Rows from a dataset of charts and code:
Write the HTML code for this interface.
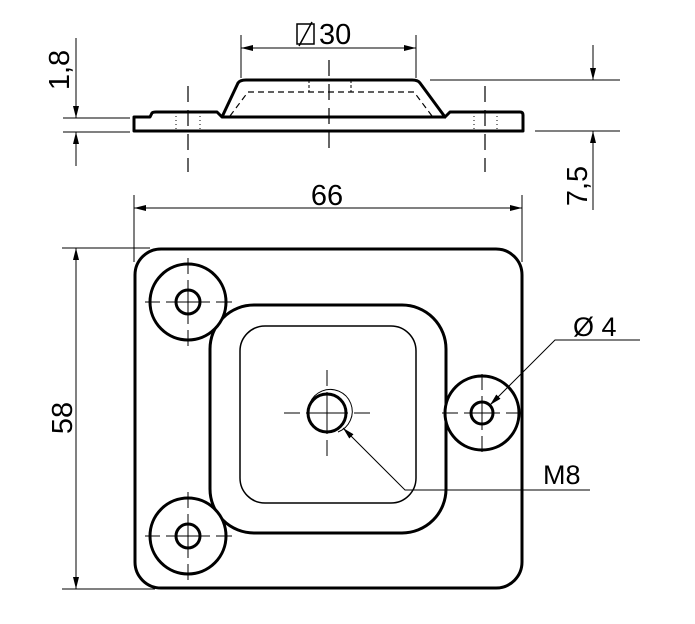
<!DOCTYPE html>
<html><head><meta charset="utf-8"><style>
html,body{margin:0;padding:0;background:#fff;}
svg{display:block;}
text{font-family:"Liberation Sans",sans-serif;fill:#000;}
</style></head><body>
<svg width="695" height="624" viewBox="0 0 695 624" xmlns="http://www.w3.org/2000/svg">
<defs>
<marker id="a" viewBox="0 0 12 6" refX="12" refY="3" markerWidth="12" markerHeight="6" orient="auto-start-reverse" markerUnits="userSpaceOnUse"><path d="M0,0 L12,3 L0,6 z" fill="#000"/></marker>
</defs>
<g fill="none" stroke="#000">
<!-- side view -->
<path d="M134,117 H150 L152,113 Q153,112 156,112 H217 L222,117 L238,83 Q240,80 246,80 H412 Q418,80 420,83 L445,117 L450,112 H520 Q523,112 523,115 V131 H134 Z" stroke-width="3" stroke-linejoin="round"/>
<line x1="222" y1="117" x2="446" y2="117" stroke-width="3"/>
<path d="M230,116 L248,92 H414 L432,116" stroke-width="1.2" stroke-dasharray="6,4"/>
<line x1="309" y1="80" x2="309" y2="92" stroke-width="1" stroke-dasharray="3,2"/>
<line x1="351" y1="80" x2="351" y2="92" stroke-width="1" stroke-dasharray="3,2"/>
<g stroke-width="1" stroke-dasharray="1,3">
<line x1="176" y1="112" x2="176" y2="131"/><line x1="200" y1="112" x2="200" y2="131"/>
<line x1="474" y1="112" x2="474" y2="131"/><line x1="497" y1="112" x2="497" y2="131"/>
</g>
<g stroke-width="1.2" stroke-dasharray="16,8">
<line x1="329" y1="60" x2="329" y2="148"/>
<line x1="188" y1="86" x2="188" y2="172"/>
<line x1="485" y1="86" x2="485" y2="172"/>
</g>
<!-- dims -->
<g stroke-width="1">
<line x1="241" y1="35" x2="241" y2="78"/><line x1="416" y1="35" x2="416" y2="78"/>
<line x1="241" y1="48" x2="416" y2="48" marker-start="url(#a)" marker-end="url(#a)"/>
<line x1="63" y1="118" x2="130" y2="118"/><line x1="63" y1="132" x2="130" y2="132"/>
<line x1="76" y1="38" x2="76" y2="118" marker-end="url(#a)"/>
<line x1="76" y1="166" x2="76" y2="132" marker-end="url(#a)"/>
<line x1="430" y1="80" x2="620" y2="80"/><line x1="535" y1="131" x2="620" y2="131"/>
<line x1="593" y1="45" x2="593" y2="80" marker-end="url(#a)"/>
<line x1="593" y1="210" x2="593" y2="131" marker-end="url(#a)"/>
<line x1="134" y1="195" x2="134" y2="262"/><line x1="522" y1="195" x2="522" y2="262"/>
<line x1="134" y1="208" x2="522" y2="208" marker-start="url(#a)" marker-end="url(#a)"/>
<line x1="62" y1="248" x2="150" y2="248"/><line x1="62" y1="589" x2="155" y2="589"/>
<line x1="76" y1="248" x2="76" y2="589" marker-start="url(#a)" marker-end="url(#a)"/>
</g>
<!-- plan -->
<rect x="135" y="249" width="387" height="339" rx="26" stroke-width="3"/>
<rect x="210" y="305" width="236" height="228" rx="44" stroke-width="3"/>
<rect x="240" y="326" width="176" height="177" rx="25" stroke-width="1.5"/>
<circle cx="188" cy="302" r="38" stroke-width="3" fill="#fff"/>
<circle cx="188" cy="302" r="12" stroke-width="3"/>
<circle cx="188" cy="536" r="38" stroke-width="3" fill="#fff"/>
<circle cx="188" cy="536" r="12" stroke-width="3"/>
<circle cx="482" cy="413" r="37" stroke-width="3" fill="#fff"/>
<circle cx="482" cy="413" r="11" stroke-width="3"/>
<circle cx="327" cy="413" r="19" stroke-width="3"/>
<path d="M310,420 A22,22 0 1 1 338,432" stroke-width="1"/>
<g stroke-width="1">
<path d="M145,302 H160 M166,302 H210 M216,302 H232 M188,258 V274 M188,280 V324 M188,330 V346"/>
<path d="M145,536 H160 M166,536 H210 M216,536 H232 M188,492 V508 M188,514 V558 M188,564 V580"/>
<path d="M442,413 H458 M464,413 H500 M506,413 H522 M482,374 V390 M482,396 V430 M482,436 V452"/>
<path d="M284,413 H300 M306,413 H348 M354,413 H370 M327,370 V386 M327,392 V434 M327,440 V456"/>
<polyline points="640,340 555,340 490,405" marker-end="url(#a)"/>
<polyline points="590,490 405,490 343,428" marker-end="url(#a)"/>
</g>
</g>
<!-- texts -->
<text x="319" y="44" font-size="29">30</text>
<g fill="none" stroke="#000" stroke-width="1.5"><rect x="297" y="24" width="17" height="20"/><line x1="299" y1="46" x2="312" y2="22"/></g>
<text x="327" y="205" font-size="29" text-anchor="middle">66</text>
<text transform="translate(69,70) rotate(-90)" font-size="29" text-anchor="middle">1,8</text>
<text transform="translate(587,186) rotate(-90)" font-size="29" text-anchor="middle">7,5</text>
<text transform="translate(72,418) rotate(-90)" font-size="29" text-anchor="middle">58</text>
<text x="573" y="336" font-size="27">Ø 4</text>
<text x="543" y="484" font-size="27">M8</text>
</svg>
</body></html>
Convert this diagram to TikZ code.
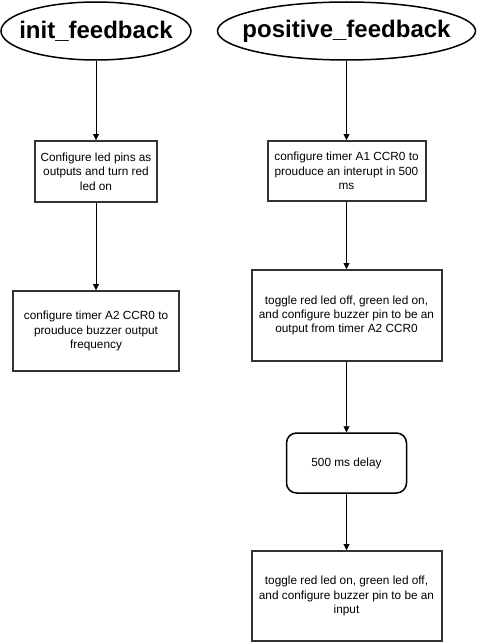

THE REQUEST: Repeat the material verbatim. Do not carry over any picture.

COMPLETE OUTPUT:
Write the HTML code for this interface.
<!DOCTYPE html>
<html><head><meta charset="utf-8"><style>
html,body{margin:0;padding:0;background:#fff;}
svg{display:block;}
text{font-family:"Liberation Sans",sans-serif;fill:#000;}
</style></head><body>
<svg width="695" height="624" viewBox="0 0 695 624" xmlns="http://www.w3.org/2000/svg">
<defs>
<marker id="a" viewBox="0 0 12 6" refX="12" refY="3" markerWidth="12" markerHeight="6" orient="auto-start-reverse" markerUnits="userSpaceOnUse"><path d="M0,0 L12,3 L0,6 z" fill="#000"/></marker>
</defs>
<g fill="none" stroke="#000">
<!-- side view -->
<path d="M134,117 H150 L152,113 Q153,112 156,112 H217 L222,117 L238,83 Q240,80 246,80 H412 Q418,80 420,83 L445,117 L450,112 H520 Q523,112 523,115 V131 H134 Z" stroke-width="3" stroke-linejoin="round"/>
<line x1="222" y1="117" x2="446" y2="117" stroke-width="3"/>
<path d="M230,116 L248,92 H414 L432,116" stroke-width="1.2" stroke-dasharray="6,4"/>
<line x1="309" y1="80" x2="309" y2="92" stroke-width="1" stroke-dasharray="3,2"/>
<line x1="351" y1="80" x2="351" y2="92" stroke-width="1" stroke-dasharray="3,2"/>
<g stroke-width="1" stroke-dasharray="1,3">
<line x1="176" y1="112" x2="176" y2="131"/><line x1="200" y1="112" x2="200" y2="131"/>
<line x1="474" y1="112" x2="474" y2="131"/><line x1="497" y1="112" x2="497" y2="131"/>
</g>
<g stroke-width="1.2" stroke-dasharray="16,8">
<line x1="329" y1="60" x2="329" y2="148"/>
<line x1="188" y1="86" x2="188" y2="172"/>
<line x1="485" y1="86" x2="485" y2="172"/>
</g>
<!-- dims -->
<g stroke-width="1">
<line x1="241" y1="35" x2="241" y2="78"/><line x1="416" y1="35" x2="416" y2="78"/>
<line x1="241" y1="48" x2="416" y2="48" marker-start="url(#a)" marker-end="url(#a)"/>
<line x1="63" y1="118" x2="130" y2="118"/><line x1="63" y1="132" x2="130" y2="132"/>
<line x1="76" y1="38" x2="76" y2="118" marker-end="url(#a)"/>
<line x1="76" y1="166" x2="76" y2="132" marker-end="url(#a)"/>
<line x1="430" y1="80" x2="620" y2="80"/><line x1="535" y1="131" x2="620" y2="131"/>
<line x1="593" y1="45" x2="593" y2="80" marker-end="url(#a)"/>
<line x1="593" y1="210" x2="593" y2="131" marker-end="url(#a)"/>
<line x1="134" y1="195" x2="134" y2="262"/><line x1="522" y1="195" x2="522" y2="262"/>
<line x1="134" y1="208" x2="522" y2="208" marker-start="url(#a)" marker-end="url(#a)"/>
<line x1="62" y1="248" x2="150" y2="248"/><line x1="62" y1="589" x2="155" y2="589"/>
<line x1="76" y1="248" x2="76" y2="589" marker-start="url(#a)" marker-end="url(#a)"/>
</g>
<!-- plan -->
<rect x="135" y="249" width="387" height="339" rx="26" stroke-width="3"/>
<rect x="210" y="305" width="236" height="228" rx="44" stroke-width="3"/>
<rect x="240" y="326" width="176" height="177" rx="25" stroke-width="1.5"/>
<circle cx="188" cy="302" r="38" stroke-width="3" fill="#fff"/>
<circle cx="188" cy="302" r="12" stroke-width="3"/>
<circle cx="188" cy="536" r="38" stroke-width="3" fill="#fff"/>
<circle cx="188" cy="536" r="12" stroke-width="3"/>
<circle cx="482" cy="413" r="37" stroke-width="3" fill="#fff"/>
<circle cx="482" cy="413" r="11" stroke-width="3"/>
<circle cx="327" cy="413" r="19" stroke-width="3"/>
<path d="M310,420 A22,22 0 1 1 338,432" stroke-width="1"/>
<g stroke-width="1">
<path d="M145,302 H160 M166,302 H210 M216,302 H232 M188,258 V274 M188,280 V324 M188,330 V346"/>
<path d="M145,536 H160 M166,536 H210 M216,536 H232 M188,492 V508 M188,514 V558 M188,564 V580"/>
<path d="M442,413 H458 M464,413 H500 M506,413 H522 M482,374 V390 M482,396 V430 M482,436 V452"/>
<path d="M284,413 H300 M306,413 H348 M354,413 H370 M327,370 V386 M327,392 V434 M327,440 V456"/>
<polyline points="640,340 555,340 490,405" marker-end="url(#a)"/>
<polyline points="590,490 405,490 343,428" marker-end="url(#a)"/>
</g>
</g>
<!-- texts -->
<text x="319" y="44" font-size="29">30</text>
<g fill="none" stroke="#000" stroke-width="1.5"><rect x="297" y="24" width="17" height="20"/><line x1="299" y1="46" x2="312" y2="22"/></g>
<text x="327" y="205" font-size="29" text-anchor="middle">66</text>
<text transform="translate(69,70) rotate(-90)" font-size="29" text-anchor="middle">1,8</text>
<text transform="translate(587,186) rotate(-90)" font-size="29" text-anchor="middle">7,5</text>
<text transform="translate(72,418) rotate(-90)" font-size="29" text-anchor="middle">58</text>
<text x="573" y="336" font-size="27">Ø 4</text>
<text x="543" y="484" font-size="27">M8</text>
</svg>
</body></html>
Convert this diagram to TikZ code.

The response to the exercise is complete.